Entre Lemann e Al Capone

Por Folha

A principal razão para a proibição da produção e do comércio de entorpecentes é o óbvio mal à saúde causado por essas substâncias. Um argumento liberal frequentemente usado contra a proibição é que o Estado não deveria interferir nesse tipo de decisão individual. Esses argumentos e outros tantos contra-argumentos são razoavelmente bem conhecidos.

Um ponto importante e frequentemente esquecido nessa discussão é que a proibição não é passe de mágica que acaba com o mercado. Isso tem implicações muito importantes.

A proibição não acaba com a demanda por drogas (ou qualquer outro produto) e com as oportunidades de lucro que essa demanda propicia. Pode passar a mensagem de que drogas realmente devem ser nocivas à saúde, mas, claro está, continua havendo demanda.

A proibição acaba com a possibilidade de usar métodos convencionais de negócios para a produção e a distribuição da mercadoria. Meios legais não podem ser usados para fazer valer os acordos. Leis e advogados são substituídos por armas e soldados.

A Lei Seca que vigorou nos EUA entre 1920 e 1933 é um claro exemplo dos efeitos da proibição. O mercado de bebidas alcoólicas continuou existindo nesse período. O ambiente de negócios era propício para os especialistas no uso da violência. O chefão era Al Capone.

Hoje, esse comércio é legal. Os métodos empregados por quem oferta bebidas são muito diferentes. O ambiente de negócios é propício para os especialistas em marketing e finanças. Ganhos de eficiência são muito importantes. O chefe é Jorge Paulo Lemann.
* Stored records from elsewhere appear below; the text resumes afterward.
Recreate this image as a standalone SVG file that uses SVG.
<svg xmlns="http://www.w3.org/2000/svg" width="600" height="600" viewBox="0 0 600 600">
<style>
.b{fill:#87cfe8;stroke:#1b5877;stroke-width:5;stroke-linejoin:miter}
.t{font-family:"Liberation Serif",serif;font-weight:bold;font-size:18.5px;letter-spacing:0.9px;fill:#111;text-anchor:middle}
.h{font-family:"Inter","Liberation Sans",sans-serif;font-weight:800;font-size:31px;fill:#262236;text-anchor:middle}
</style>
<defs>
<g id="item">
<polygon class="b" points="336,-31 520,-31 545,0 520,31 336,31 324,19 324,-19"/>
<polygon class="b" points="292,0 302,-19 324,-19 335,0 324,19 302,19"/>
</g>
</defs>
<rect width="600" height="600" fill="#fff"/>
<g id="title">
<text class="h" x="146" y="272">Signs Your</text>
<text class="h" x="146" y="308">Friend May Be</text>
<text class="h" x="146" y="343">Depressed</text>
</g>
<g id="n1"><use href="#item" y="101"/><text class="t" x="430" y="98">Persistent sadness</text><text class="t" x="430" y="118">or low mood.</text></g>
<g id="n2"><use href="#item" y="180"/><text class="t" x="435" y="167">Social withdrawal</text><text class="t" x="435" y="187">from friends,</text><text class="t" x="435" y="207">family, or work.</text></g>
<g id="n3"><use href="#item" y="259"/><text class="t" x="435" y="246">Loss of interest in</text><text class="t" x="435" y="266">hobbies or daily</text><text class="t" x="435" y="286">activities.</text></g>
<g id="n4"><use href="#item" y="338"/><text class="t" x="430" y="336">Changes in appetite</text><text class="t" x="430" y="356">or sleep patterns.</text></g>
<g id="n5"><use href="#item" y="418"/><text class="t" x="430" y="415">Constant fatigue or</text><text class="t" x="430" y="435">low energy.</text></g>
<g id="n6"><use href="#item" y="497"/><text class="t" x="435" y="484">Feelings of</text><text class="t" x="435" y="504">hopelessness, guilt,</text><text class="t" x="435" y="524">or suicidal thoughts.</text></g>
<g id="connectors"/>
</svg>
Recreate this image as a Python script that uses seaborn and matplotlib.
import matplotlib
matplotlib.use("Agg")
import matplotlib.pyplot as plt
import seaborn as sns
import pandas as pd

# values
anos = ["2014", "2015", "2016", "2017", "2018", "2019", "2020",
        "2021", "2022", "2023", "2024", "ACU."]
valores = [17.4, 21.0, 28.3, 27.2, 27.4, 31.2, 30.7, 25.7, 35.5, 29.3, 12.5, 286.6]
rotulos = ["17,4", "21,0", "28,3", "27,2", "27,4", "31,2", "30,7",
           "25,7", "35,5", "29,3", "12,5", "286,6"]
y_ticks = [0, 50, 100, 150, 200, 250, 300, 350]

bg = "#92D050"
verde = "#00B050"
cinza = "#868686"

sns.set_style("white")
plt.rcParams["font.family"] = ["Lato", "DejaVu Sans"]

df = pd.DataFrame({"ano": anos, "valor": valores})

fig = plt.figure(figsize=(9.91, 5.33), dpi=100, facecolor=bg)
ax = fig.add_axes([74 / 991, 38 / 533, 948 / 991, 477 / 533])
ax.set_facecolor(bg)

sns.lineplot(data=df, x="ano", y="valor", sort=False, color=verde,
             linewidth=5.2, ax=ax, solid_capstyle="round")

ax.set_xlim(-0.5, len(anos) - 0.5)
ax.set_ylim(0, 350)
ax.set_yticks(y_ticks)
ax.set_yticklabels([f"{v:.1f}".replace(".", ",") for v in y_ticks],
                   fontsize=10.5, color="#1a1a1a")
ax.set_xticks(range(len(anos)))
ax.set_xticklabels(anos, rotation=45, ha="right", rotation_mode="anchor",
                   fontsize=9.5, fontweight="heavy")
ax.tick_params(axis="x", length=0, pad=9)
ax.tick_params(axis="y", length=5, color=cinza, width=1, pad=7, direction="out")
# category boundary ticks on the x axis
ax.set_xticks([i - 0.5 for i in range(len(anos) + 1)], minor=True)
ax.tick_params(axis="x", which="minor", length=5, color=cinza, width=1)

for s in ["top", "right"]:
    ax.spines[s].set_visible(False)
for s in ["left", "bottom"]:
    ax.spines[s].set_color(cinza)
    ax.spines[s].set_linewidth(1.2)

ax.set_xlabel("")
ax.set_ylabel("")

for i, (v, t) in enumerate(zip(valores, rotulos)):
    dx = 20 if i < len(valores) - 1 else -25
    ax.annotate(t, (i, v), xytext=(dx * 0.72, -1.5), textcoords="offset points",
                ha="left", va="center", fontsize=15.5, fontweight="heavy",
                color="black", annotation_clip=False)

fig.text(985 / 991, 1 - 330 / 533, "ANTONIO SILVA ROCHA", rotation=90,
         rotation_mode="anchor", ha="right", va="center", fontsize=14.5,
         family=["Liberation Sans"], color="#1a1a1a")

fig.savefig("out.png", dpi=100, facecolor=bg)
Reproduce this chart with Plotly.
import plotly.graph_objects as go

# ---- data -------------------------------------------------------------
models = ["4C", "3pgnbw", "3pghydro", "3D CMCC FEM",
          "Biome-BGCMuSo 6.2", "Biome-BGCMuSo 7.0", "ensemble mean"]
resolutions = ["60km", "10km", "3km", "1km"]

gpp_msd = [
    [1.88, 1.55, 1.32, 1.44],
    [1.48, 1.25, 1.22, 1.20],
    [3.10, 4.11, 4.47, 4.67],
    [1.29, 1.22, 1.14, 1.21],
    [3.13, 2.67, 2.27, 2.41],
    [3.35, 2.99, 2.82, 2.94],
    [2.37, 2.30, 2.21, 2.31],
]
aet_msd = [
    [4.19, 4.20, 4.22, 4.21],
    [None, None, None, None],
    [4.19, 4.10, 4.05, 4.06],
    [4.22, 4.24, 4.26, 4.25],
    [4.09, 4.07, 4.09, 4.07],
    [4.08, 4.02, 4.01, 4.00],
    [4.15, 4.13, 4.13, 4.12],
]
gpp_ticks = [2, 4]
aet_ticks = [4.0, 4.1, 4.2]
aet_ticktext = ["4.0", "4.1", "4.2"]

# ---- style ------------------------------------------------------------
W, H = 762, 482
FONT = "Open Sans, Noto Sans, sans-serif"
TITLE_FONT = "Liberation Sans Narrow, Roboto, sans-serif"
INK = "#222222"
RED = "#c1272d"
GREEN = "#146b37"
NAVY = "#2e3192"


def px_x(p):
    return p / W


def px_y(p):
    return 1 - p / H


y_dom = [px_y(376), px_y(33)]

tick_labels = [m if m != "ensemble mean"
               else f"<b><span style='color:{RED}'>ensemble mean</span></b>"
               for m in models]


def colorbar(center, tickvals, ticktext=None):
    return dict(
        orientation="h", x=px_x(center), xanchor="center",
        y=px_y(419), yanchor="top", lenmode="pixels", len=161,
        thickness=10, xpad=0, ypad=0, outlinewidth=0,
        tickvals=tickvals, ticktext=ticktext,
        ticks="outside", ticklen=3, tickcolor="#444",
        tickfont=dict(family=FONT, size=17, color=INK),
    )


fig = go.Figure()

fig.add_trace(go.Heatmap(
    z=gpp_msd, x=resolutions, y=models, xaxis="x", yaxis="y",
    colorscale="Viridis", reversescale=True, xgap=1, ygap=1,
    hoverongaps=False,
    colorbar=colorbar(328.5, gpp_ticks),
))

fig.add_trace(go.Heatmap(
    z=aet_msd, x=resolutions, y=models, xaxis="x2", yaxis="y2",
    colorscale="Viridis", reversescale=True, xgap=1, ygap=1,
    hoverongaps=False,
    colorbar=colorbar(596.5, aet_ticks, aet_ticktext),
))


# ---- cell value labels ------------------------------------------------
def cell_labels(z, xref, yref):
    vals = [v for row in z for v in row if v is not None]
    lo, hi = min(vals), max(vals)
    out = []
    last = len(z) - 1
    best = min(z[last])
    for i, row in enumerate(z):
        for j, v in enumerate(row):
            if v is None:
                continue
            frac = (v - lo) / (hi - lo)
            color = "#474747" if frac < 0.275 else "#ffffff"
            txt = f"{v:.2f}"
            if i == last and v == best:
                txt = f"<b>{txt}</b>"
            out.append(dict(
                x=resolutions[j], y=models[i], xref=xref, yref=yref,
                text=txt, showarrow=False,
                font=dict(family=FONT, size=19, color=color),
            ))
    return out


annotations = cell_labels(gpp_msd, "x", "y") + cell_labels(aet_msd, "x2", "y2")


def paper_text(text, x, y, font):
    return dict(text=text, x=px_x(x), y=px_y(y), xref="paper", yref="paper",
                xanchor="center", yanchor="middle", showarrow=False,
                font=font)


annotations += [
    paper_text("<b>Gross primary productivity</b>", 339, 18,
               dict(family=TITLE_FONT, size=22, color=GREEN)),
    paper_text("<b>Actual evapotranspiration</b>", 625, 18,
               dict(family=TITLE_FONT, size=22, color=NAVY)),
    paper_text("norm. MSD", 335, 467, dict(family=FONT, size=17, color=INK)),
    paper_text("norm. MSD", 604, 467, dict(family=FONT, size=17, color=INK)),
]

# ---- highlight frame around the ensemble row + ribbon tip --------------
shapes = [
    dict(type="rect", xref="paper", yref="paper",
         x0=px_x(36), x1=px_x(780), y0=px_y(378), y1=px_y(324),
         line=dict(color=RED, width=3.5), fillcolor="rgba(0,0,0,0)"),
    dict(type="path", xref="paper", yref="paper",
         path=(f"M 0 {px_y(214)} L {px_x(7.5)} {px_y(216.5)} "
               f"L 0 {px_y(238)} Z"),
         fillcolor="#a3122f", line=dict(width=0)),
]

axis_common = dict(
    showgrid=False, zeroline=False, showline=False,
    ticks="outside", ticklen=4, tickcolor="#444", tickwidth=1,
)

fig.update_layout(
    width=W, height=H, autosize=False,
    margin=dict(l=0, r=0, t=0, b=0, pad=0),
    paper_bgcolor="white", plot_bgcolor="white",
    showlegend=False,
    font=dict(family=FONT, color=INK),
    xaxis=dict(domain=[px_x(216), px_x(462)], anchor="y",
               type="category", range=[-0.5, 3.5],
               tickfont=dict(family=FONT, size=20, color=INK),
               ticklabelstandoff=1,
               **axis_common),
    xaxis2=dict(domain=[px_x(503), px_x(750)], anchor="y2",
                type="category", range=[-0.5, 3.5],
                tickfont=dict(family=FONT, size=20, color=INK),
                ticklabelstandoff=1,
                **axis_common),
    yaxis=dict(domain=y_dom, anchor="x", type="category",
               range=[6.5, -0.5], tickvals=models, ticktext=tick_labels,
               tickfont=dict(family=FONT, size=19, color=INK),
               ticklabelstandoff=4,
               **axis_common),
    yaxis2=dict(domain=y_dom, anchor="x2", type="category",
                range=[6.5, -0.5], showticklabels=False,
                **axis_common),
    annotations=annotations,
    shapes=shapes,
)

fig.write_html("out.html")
As empresas que vendem produtos ilegais também precisam estabelecer reputação e ter um bom canal de distribuição. Mas muitas das habilidades necessárias para sobreviver nesse mundo só são úteis por causa da proibição.

O ponto importante aqui é que o mercado legal é muito melhor para selecionar empresas e profissionais com habilidades que são condizentes com o desenvolvimento do país.

Produzir mais com menos recursos e inventar produtos de que o consumidor gosta geram desenvolvimento. Esconder a produção da polícia e fazer valer contratos com armas, não.

Esse ponto não vale apenas para o comércio de bebidas e drogas. O comércio e a exportação do mogno foram proibidos no Brasil há cerca de 15 anos. Trabalho recente de Ariaster Chimeli e Rodrigo Soares traz evidências de que o mogno continuou sendo exportado desde então, classificado como “outras espécies de madeira”.

Usando métodos estatísticos apropriados, Chimeli e Soares mostram um aumento relativo em homicídios nas áreas em que havia mais extração de mogno antes da proibição e nas quais há mais suspeitas de extração ilegal do mogno.

Os resultados confirmam, portanto, a conexão entre mercados ilegais e o uso da violência. A proibição acaba com um tipo de empresa, mas pode abrir espaço para quem faz negócios com armas na cintura.

Claro, o argumento desta coluna não significa que todos os mercados devam ser legais. A proibição faz sentido em muitos casos. Mas esse ponto precisa ser levado em conta nas discussões.

A proibição impede a operação das empresas de Lemann. Mas pode abrir espaço para as atividades de Al Capone.